Employee Hierarchy of Needs
Money isn’t everything, especially when it comes to motivating employees—but it’s also not irrelevant.
Chip Conley’s Joie de Vivre hotel chain in the San Francisco Bay area struggled after 9/11. In an interview on FastCompany’s Web site (click here), Conley talks about turning to Maslow’s hierarchy of needs pyramid to understand how to connect to the higher needs of employees, customers, and investors. He developed an employee pyramid with three basic themes: “survival at the base, succeed at the middle, and transformation at the top. Applying that to employees, it’s money, recognition, and meaning.”
Conley and his leaders worked on building a culture of recognition and meaning:
- Senior leaders ended their meetings on a positive note.
- They created an environment of recognition throughout the organization.
- They made a rule that the person giving recognition needs to be from a different department than the person being recognized.
- They added questions to the twice-annual work climate surveys measuring performance on the top-of-the-pyramid attributes.
- They held offsite retreats with line level employees to promote recognition and instill meaning.
- They measured relationships to help evaluate manager effectiveness.
Joie de Vivre’s focus on the employee pyramid seems to have produced results: It was named one of the top ten “Best Places to Work in the Bay Area for the fifth year in 2010.

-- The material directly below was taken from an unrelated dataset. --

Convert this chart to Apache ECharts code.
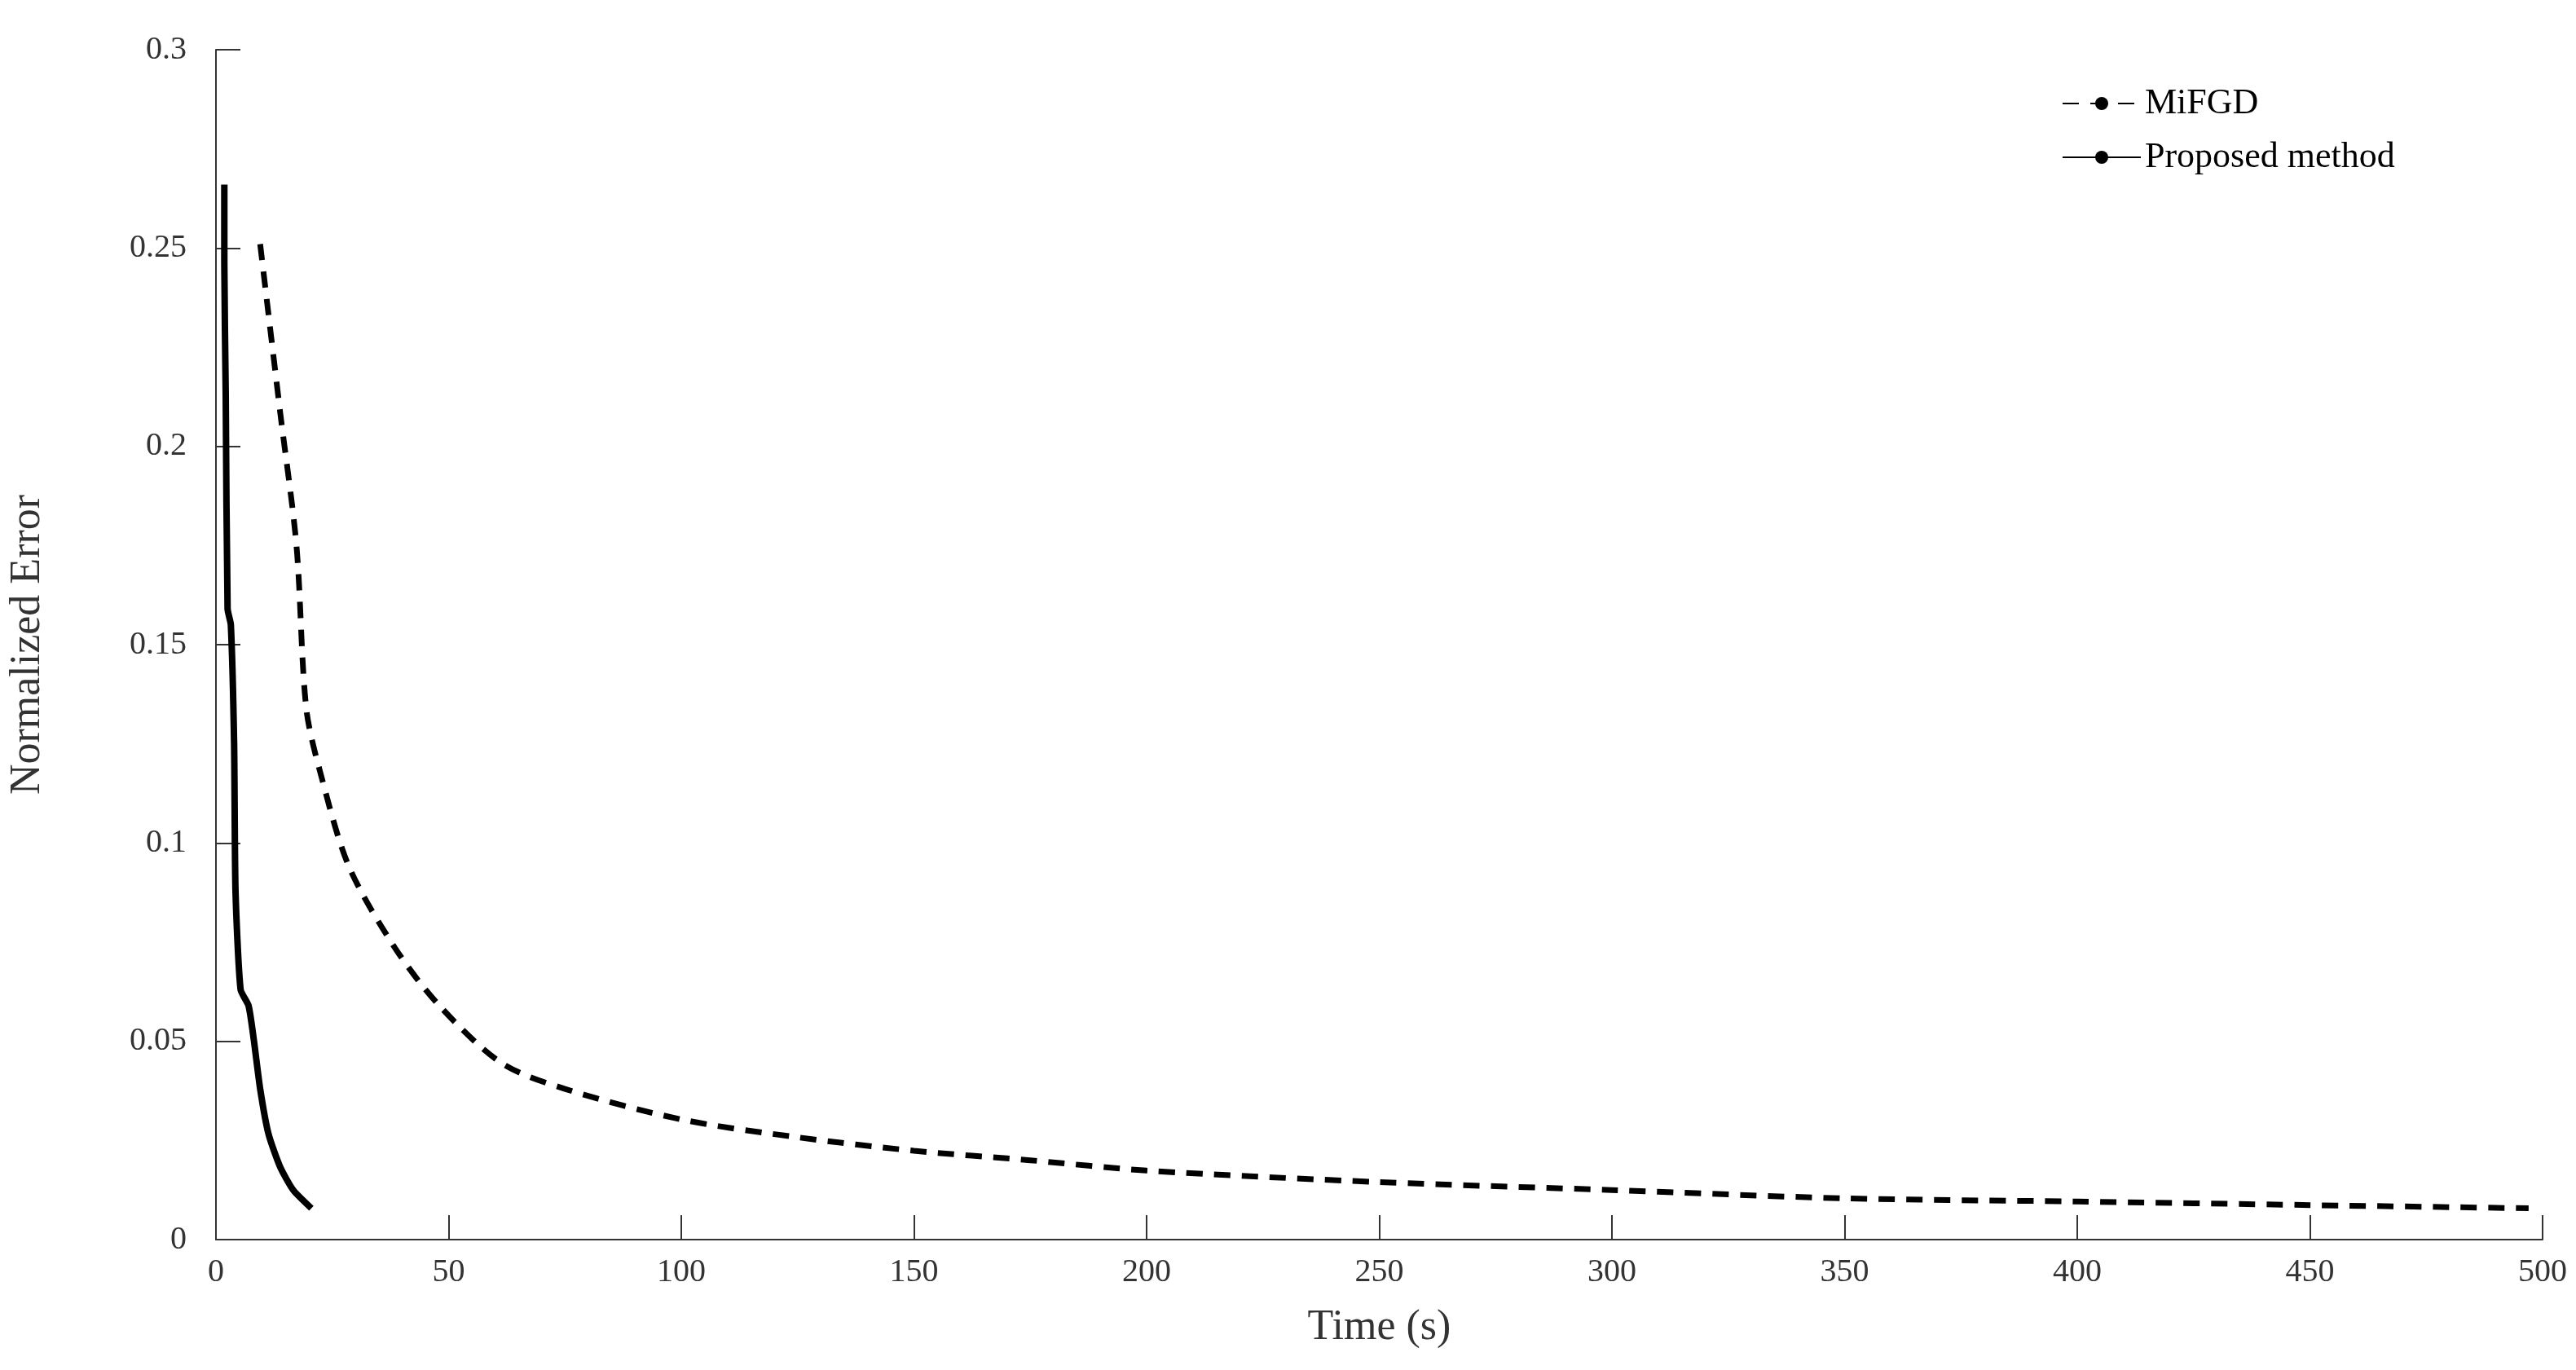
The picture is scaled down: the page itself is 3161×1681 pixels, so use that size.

One note of caution: Recognition and meaning cannot replace fair pay. Wages in this country have been stagnant for so long, and jobs are so hard to come by these days, that senior leaders seem to give little thought to increasing wages in any meaningful way. If the productivity gains of the last two decades that have spawned record executive pay had also led to commensurate increases in worker pay, one could argue that the American economy would be significantly stronger because millions of hardworking Americans would have more disposable income on hand.
Recognition and meaning are essential to employee satisfaction and engagement, but they are an airy substitute for fair pay.